E pensare che appena pochi giorni fa, il 31 dicembre, la Corte europea dei diritti dell'Uomo aveva inserito il «caso Contrada» tra le vicende simbolo di un principio fondamentale: no punishment without law, nessuno può essere condannato senza una legge che lo preveda, una legge che deve essere in vigore quando il fatto viene commesso. E quando Bruno Contrada, già capo della Squadra Mobile di Palermo ed ex agente del Sisde, avrebbe «concorso dall'esterno» in Cosa Nostra quel reato non esisteva. Quindi Contrada non poteva essere condannato.
Grazie a quella sentenza, Contrada nell'aprile scorso ottenne 670mila euro di risarcimento per ingiusta detenzione. Saggiamente, non li incassò: perché ieri arriva la decisione della decisione della Cassazione che fa dietrofront. Per la nostra Cassazione la decisione della Corte europea non basta a fare di Contrada la vittima di una ingiustizia colossale, non gli fa meritare il risarcimento che la legge prevede per chi finisce in carcere senza motivo. Eppure in cella Contrada passò quattro anni e mezzo, altri due e mezzo li scontò ai domiciliari; quando tornò libero, a pena espiata, era l'ombra di se stesso.
Il 7 aprile dello scorso anno, quando la Corte d'appello di Palermo gli riconobbe il risarcimento, Contrada non festeggiò: «Non ci sono soldi per pagare le sofferenze che la mia famiglia ha subito», disse. Ma quei soldi erano comunque un risultato importante, era lo Stato che riconosceva di avere sbagliato, trattando un suo servitore come un mafioso. Ma proprio per questo alla Procura di Palermo quella decisione parve inaccettabile: come se il risarcimento a Contrada fosse una sconfessione intollerabile del suo operato, lo sgonfiamento finale di un processo clamoroso dove si credette più alla parola dei pentiti che di galantuomini come il capo della polizia Vincenzo Parisi, venuto in aula a difendere l'onore del collega.
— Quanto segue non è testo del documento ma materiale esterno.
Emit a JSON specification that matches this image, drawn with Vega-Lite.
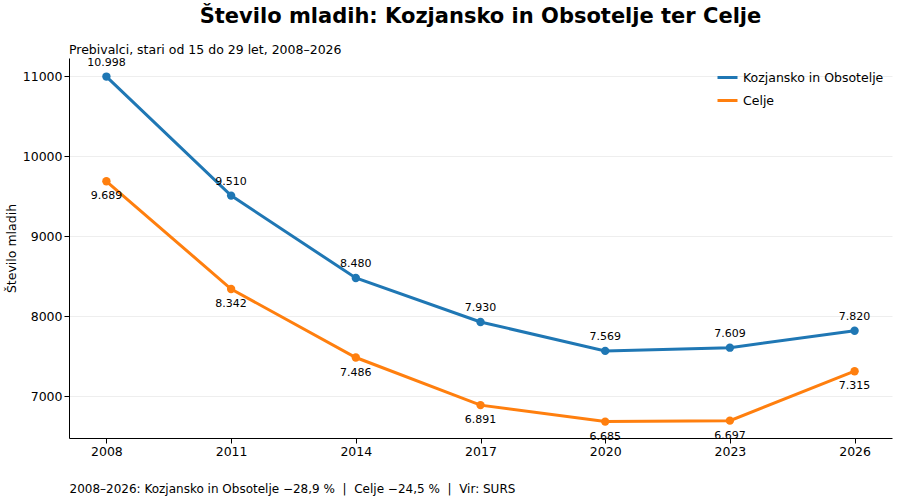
{
  "$schema": "https://vega.github.io/schema/vega-lite/v6.json",
  "width": 900,
  "height": 500,
  "autosize": {"type": "fit", "contains": "padding"},
  "padding": {"left": 5, "right": 8, "top": 6, "bottom": 5},
  "background": "white",
  "config": {
    "font": "DejaVu Sans",
    "view": {"stroke": null},
    "locale": {"number": {"decimal": ",", "thousands": ".", "grouping": [3], "currency": ["", " €"]}}
  },
  "title": {"text": "Število mladih: Kozjansko in Obsotelje ter Celje", "fontSize": 21, "fontWeight": "bold", "anchor": "middle", "offset": 17, "color": "black"},
  "data": {"values": [
    {"year": 2008, "area": "Kozjansko in Obsotelje", "n": 10998},
    {"year": 2011, "area": "Kozjansko in Obsotelje", "n": 9510},
    {"year": 2014, "area": "Kozjansko in Obsotelje", "n": 8480},
    {"year": 2017, "area": "Kozjansko in Obsotelje", "n": 7930},
    {"year": 2020, "area": "Kozjansko in Obsotelje", "n": 7569},
    {"year": 2023, "area": "Kozjansko in Obsotelje", "n": 7609},
    {"year": 2026, "area": "Kozjansko in Obsotelje", "n": 7820},
    {"year": 2008, "area": "Celje", "n": 9689},
    {"year": 2011, "area": "Celje", "n": 8342},
    {"year": 2014, "area": "Celje", "n": 7486},
    {"year": 2017, "area": "Celje", "n": 6891},
    {"year": 2020, "area": "Celje", "n": 6685},
    {"year": 2023, "area": "Celje", "n": 6697},
    {"year": 2026, "area": "Celje", "n": 7315}
  ]},
  "encoding": {
    "x": {"field": "year", "type": "quantitative", "scale": {"domain": [2007.1, 2026.9], "nice": false, "zero": false},
      "axis": {"values": [2008, 2011, 2014, 2017, 2020, 2023, 2026], "format": "d", "grid": false, "labelFontSize": 12.5, "labelColor": "black", "domainColor": "black", "tickColor": "black",
        "title": "2008–2026: Kozjansko in Obsotelje −28,9 %\u00a0\u00a0|\u00a0\u00a0Celje −24,5 %\u00a0\u00a0|\u00a0\u00a0Vir: SURS", "titleFontWeight": "normal", "titleFontSize": 12, "titleAnchor": "start", "titleAlign": "left", "titleX": 0, "titlePadding": 26, "titleColor": "black"}},
    "y": {"field": "n", "type": "quantitative", "scale": {"domain": [6480, 11230], "nice": false, "zero": false},
      "axis": {"values": [7000, 8000, 9000, 10000, 11000], "format": "d", "gridColor": "#eeeeee", "labelFontSize": 12.5, "labelColor": "black", "domainColor": "black", "tickColor": "black",
        "title": "Število mladih", "titleFontWeight": "normal", "titleFontSize": 12.5, "titleColor": "black"}},
    "color": {"field": "area", "type": "nominal", "sort": ["Kozjansko in Obsotelje", "Celje"],
      "scale": {"domain": ["Kozjansko in Obsotelje", "Celje"], "range": ["#1f77b4", "#ff7f0e"]},
      "legend": {"title": null, "orient": "top-right", "labelFontSize": 12.5, "labelColor": "black", "symbolType": "stroke", "symbolStrokeWidth": 3, "symbolSize": 400, "offset": 8, "rowPadding": 5}}
  },
  "layer": [
    {"mark": {"type": "line", "strokeWidth": 3, "point": {"filled": true, "size": 70}}},
    {"transform": [{"filter": "datum.area == 'Kozjansko in Obsotelje'"}],
      "mark": {"type": "text", "dy": -14, "fontSize": 11},
      "encoding": {"text": {"field": "n", "type": "quantitative", "format": ",.0f"}, "color": {"value": "black"}}},
    {"transform": [{"filter": "datum.area == 'Celje'"}],
      "mark": {"type": "text", "dy": 15, "fontSize": 11},
      "encoding": {"text": {"field": "n", "type": "quantitative", "format": ",.0f"}, "color": {"value": "black"}}},
    {"data": {"values": [{"t": "Prebivalci, stari od 15 do 29 let, 2008–2026"}]},
      "mark": {"type": "text", "align": "left", "baseline": "bottom", "fontSize": 12.5, "dy": -1},
      "encoding": {"text": {"field": "t"}, "x": {"value": 0}, "y": {"value": 0}, "color": {"value": "black"}}}
  ]
}
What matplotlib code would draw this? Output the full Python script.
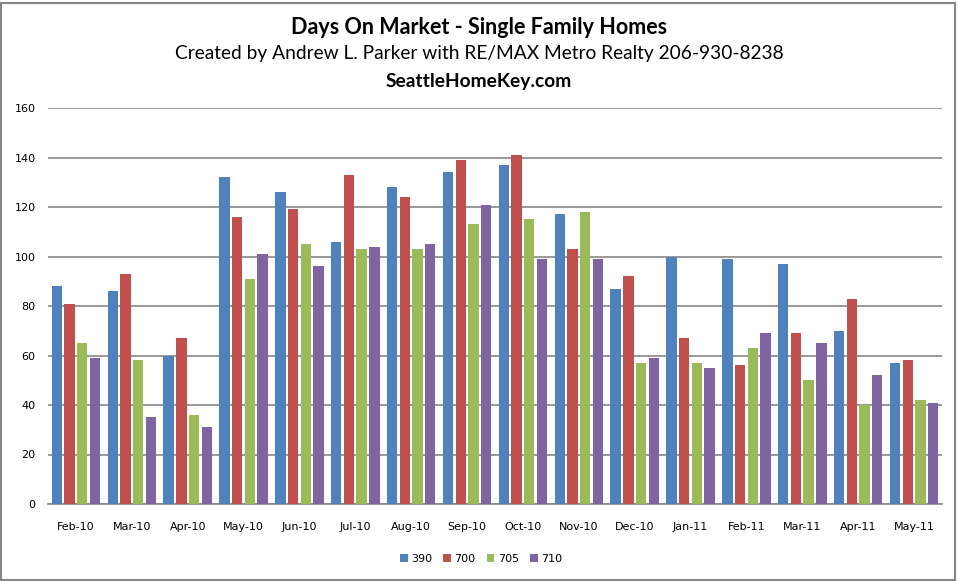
import numpy as np
import matplotlib.pyplot as plt
from matplotlib.patches import Rectangle

months = ["Feb-10", "Mar-10", "Apr-10", "May-10", "Jun-10", "Jul-10", "Aug-10", "Sep-10",
          "Oct-10", "Nov-10", "Dec-10", "Jan-11", "Feb-11", "Mar-11", "Apr-11", "May-11"]

s390 = [88, 86, 60, 132, 126, 106, 128, 134, 137, 117, 87, 100, 99, 97, 70, 57]
s700 = [81, 93, 67, 116, 119, 133, 124, 139, 141, 103, 92, 67, 56, 69, 83, 58]
s705 = [65, 58, 36, 91, 105, 103, 103, 113, 115, 118, 57, 57, 63, 50, 40, 42]
s710 = [59, 35, 31, 101, 96, 104, 105, 121, 99, 99, 59, 55, 69, 65, 52, 41]

series = [("390", s390, "#4F81BD"), ("700", s700, "#C0504D"),
          ("705", s705, "#9BBB59"), ("710", s710, "#8064A2")]

W, H = 958, 581
fig = plt.figure(figsize=(W / 100, H / 100), dpi=100)
ax = fig.add_axes([48 / W, 1 - 504 / H, (942 - 48) / W, (504 - 108) / H])

x = np.arange(len(months))
step = 0.227
width = 0.185
for i, (name, vals, col) in enumerate(series):
    ax.bar(x + (i - 1.5) * step, vals, width=width, color=col, label=name, zorder=3)

ax.set_xlim(-0.5, len(months) - 0.5)
ax.set_ylim(0, 160)
ax.set_yticks(range(0, 161, 20))
ax.set_xticks(x)
ax.set_xticklabels(months)
ax.yaxis.grid(True, color="#868686", linewidth=1.2, zorder=0)
for s in ["top", "right", "left"]:
    ax.spines[s].set_visible(False)
ax.spines["bottom"].set_color("#868686")
ax.spines["bottom"].set_linewidth(1.2)
ax.tick_params(axis="both", length=0, labelsize=8, colors="black")
ax.tick_params(axis="x", pad=13)
ax.tick_params(axis="y", pad=9)

fig.text(0.5, 1 - 27 / H, "Days On Market - Single Family Homes", ha="center", va="center",
         fontsize=15.5, fontweight="bold", family="Lato")
fig.text(0.5, 1 - 54 / H, "Created by Andrew L. Parker with RE/MAX Metro Realty 206-930-8238",
         ha="center", va="center", fontsize=13.8, family="Lato")
fig.text(0.5, 1 - 81 / H, "SeattleHomeKey.com", ha="center", va="center",
         fontsize=13.8, fontweight="bold", family="Lato")

fig.legend(loc="center", bbox_to_anchor=(481 / W, 1 - 559 / H), ncol=4, frameon=False,
           fontsize=8, handlelength=0.7, handleheight=0.7, handletextpad=0.3,
           columnspacing=1.0)

fig.patches.append(Rectangle((1 / W, 1 / H), 954 / W, 577 / H, transform=fig.transFigure,
                             fill=False, edgecolor="#868686", linewidth=1.5))

fig.savefig("out.png", dpi=100)
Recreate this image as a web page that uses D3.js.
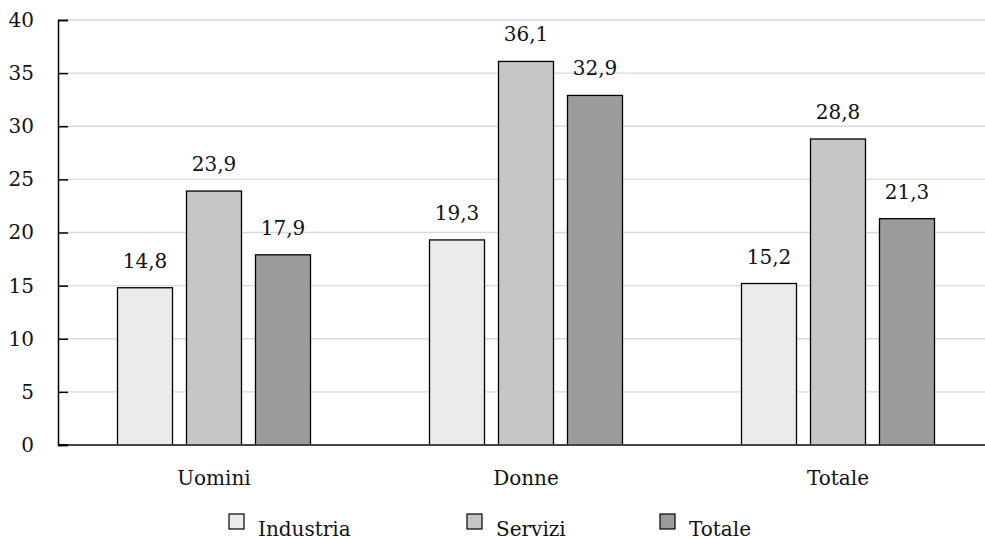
<!DOCTYPE html>
<html>
<head>
<meta charset="utf-8">
<script src="https://cdn.jsdelivr.net/npm/d3@7"></script>
<style>
  html, body { margin: 0; padding: 0; background: #fff; }
  svg { display: block; }
</style>
</head>
<body>
<svg id="chart" width="985" height="540"></svg>
<script>
// Categories, series and values
const categories = ["Uomini", "Donne", "Totale"];
const series = ["Industria", "Servizi", "Totale"];
const industria = [14.8, 19.3, 15.2];
const servizi = [23.9, 36.1, 28.8];
const totale = [17.9, 32.9, 21.3];
const yTicks = [0, 5, 10, 15, 20, 25, 30, 35, 40];
const seriesColors = ["#ebebeb", "#c6c6c6", "#9c9c9c"];

const valuesBySeries = [industria, servizi, totale];
const rows = categories.map((c, i) => ({
  category: c,
  bars: series.map((s, j) => ({ series: s, value: valuesBySeries[j][i], color: seriesColors[j] }))
}));

const fmt = v => d3.format(".1f")(v).replace(".", ",");
const SERIF = "'DejaVu Serif', serif";

const svg = d3.select("#chart");
const plotLeft = 58, plotRight = 994, plotTop = 20, plotBottom = 445;

const x0 = d3.scaleBand().domain(categories).range([plotLeft, plotRight]).padding(0);
const groupPad = 59.5;
const x1 = d3.scaleBand().domain(series)
  .range([groupPad, x0.bandwidth() - groupPad])
  .paddingInner(0.203).paddingOuter(0);
const y = d3.scaleLinear().domain([0, 40]).range([plotBottom, plotTop]);

// Horizontal gridlines
svg.append("g").selectAll("line").data(yTicks.filter(t => t > 0)).join("line")
  .attr("x1", plotLeft).attr("x2", 985)
  .attr("y1", d => y(d)).attr("y2", d => y(d))
  .attr("stroke", "#d9d9d9").attr("stroke-width", 1.3);

// Y axis with inward ticks
const yAxis = svg.append("g").attr("transform", `translate(${plotLeft},0)`)
  .call(d3.axisLeft(y).tickValues(yTicks).tickSize(-10).tickPadding(24).tickFormat(d => d));
yAxis.attr("font-family", SERIF).attr("font-size", 20);
yAxis.select(".domain").attr("stroke", "#000").attr("stroke-width", 1.5);
yAxis.selectAll(".tick line").attr("stroke", "#000").attr("stroke-width", 1.5);
yAxis.selectAll(".tick text").attr("fill", "#111");

// Bars
const groups = svg.append("g").selectAll("g").data(rows).join("g")
  .attr("transform", d => `translate(${x0(d.category)},0)`);

groups.selectAll("rect").data(d => d.bars).join("rect")
  .attr("x", d => x1(d.series))
  .attr("y", d => y(d.value))
  .attr("width", x1.bandwidth())
  .attr("height", d => y(0) - y(d.value))
  .attr("fill", d => d.color)
  .attr("stroke", "#000").attr("stroke-width", 1.3);

groups.selectAll("text.val").data(d => d.bars).join("text")
  .attr("class", "val")
  .attr("x", d => x1(d.series) + x1.bandwidth() / 2)
  .attr("y", d => y(d.value) - 20)
  .attr("text-anchor", "middle")
  .attr("fill", "#111")
  .attr("font-family", SERIF).attr("font-size", 20)
  .text(d => fmt(d.value));

// Baseline
svg.append("line").attr("x1", plotLeft).attr("x2", 985)
  .attr("y1", y(0)).attr("y2", y(0))
  .attr("stroke", "#444").attr("stroke-width", 2);
svg.append("line").attr("x1", plotLeft).attr("x2", plotLeft + 10)
  .attr("y1", y(0)).attr("y2", y(0))
  .attr("stroke", "#000").attr("stroke-width", 2);

// Category labels
svg.append("g").selectAll("text").data(categories).join("text")
  .attr("x", d => x0(d) + x0.bandwidth() / 2)
  .attr("y", 485)
  .attr("text-anchor", "middle")
  .attr("fill", "#111")
  .attr("font-family", SERIF).attr("font-size", 20)
  .text(d => d);

// Legend
const legendX = [229, 467, 660];
const legend = svg.append("g").selectAll("g").data(series).join("g")
  .attr("transform", (d, i) => `translate(${legendX[i]},514)`);
legend.append("rect").attr("width", 15).attr("height", 15)
  .attr("fill", (d, i) => seriesColors[i]).attr("stroke", "#000").attr("stroke-width", 1.2);
legend.append("text").attr("x", 29).attr("y", 22)
  .attr("fill", "#111")
  .attr("font-family", SERIF).attr("font-size", 20)
  .text(d => d);
</script>
</body>
</html>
Così la Procura generale di Palermo ha impugnato il risarcimento a Contrada, chiedendone l'annullamento. E ieri viene accontentata, almeno per ora. La quarta sezione penale della Cassazione annulla con rinvio il provvedimento, ordinando un nuovo giudizio da parte di altri giudici della Corte d'appello di Palermo. Non è una chiusura definitiva, né poteva esserlo; l'avvocato di Contrada, Stefano Giordano, ipotizza che la Cassazione non abbia trovato sufficientemente motivata la decisione. Ma già questo sarebbe singolare, perché sulla ingiustizia degli anni passati in carcere da Contrada - e con essi dell'intero processo, dell'accusa, della condanna - la Corte di Strasburgo non aveva avuto incertezze. Tra il 1978 e il 1988, negli anni al centro del processo a Contrada, esisteva una zona grigia in cui gli uomini dello Stato potevano muoversi per il loro lavoro senza violare la legge: i pm che teorizzavano il «concorso esterno» come nuovo reato venivano regolarmente sconfessati dalle sentenze definitive. Solo a partire dall'ottobre 1994, sei anni dopo l'ultimo episodio contestato a Contrada, le Sezioni Unite aprirono le porte alle tesi della Procura palermitana.
«L'aspetto più singolare - dice Giordano - è che la Cassazione smentisce se stessa, perché tre anni fa aveva revocato la condanna di Contrada, in
applicazione della sentenza di Strasburgo. Ora ci sarà una nuova decisione. Ma visti i tempi, e visto che Contrada ha novant'anni, ed è molto malato, questo risarcimento forse non lo vedrà mai. Al massimo, i suoi eredi».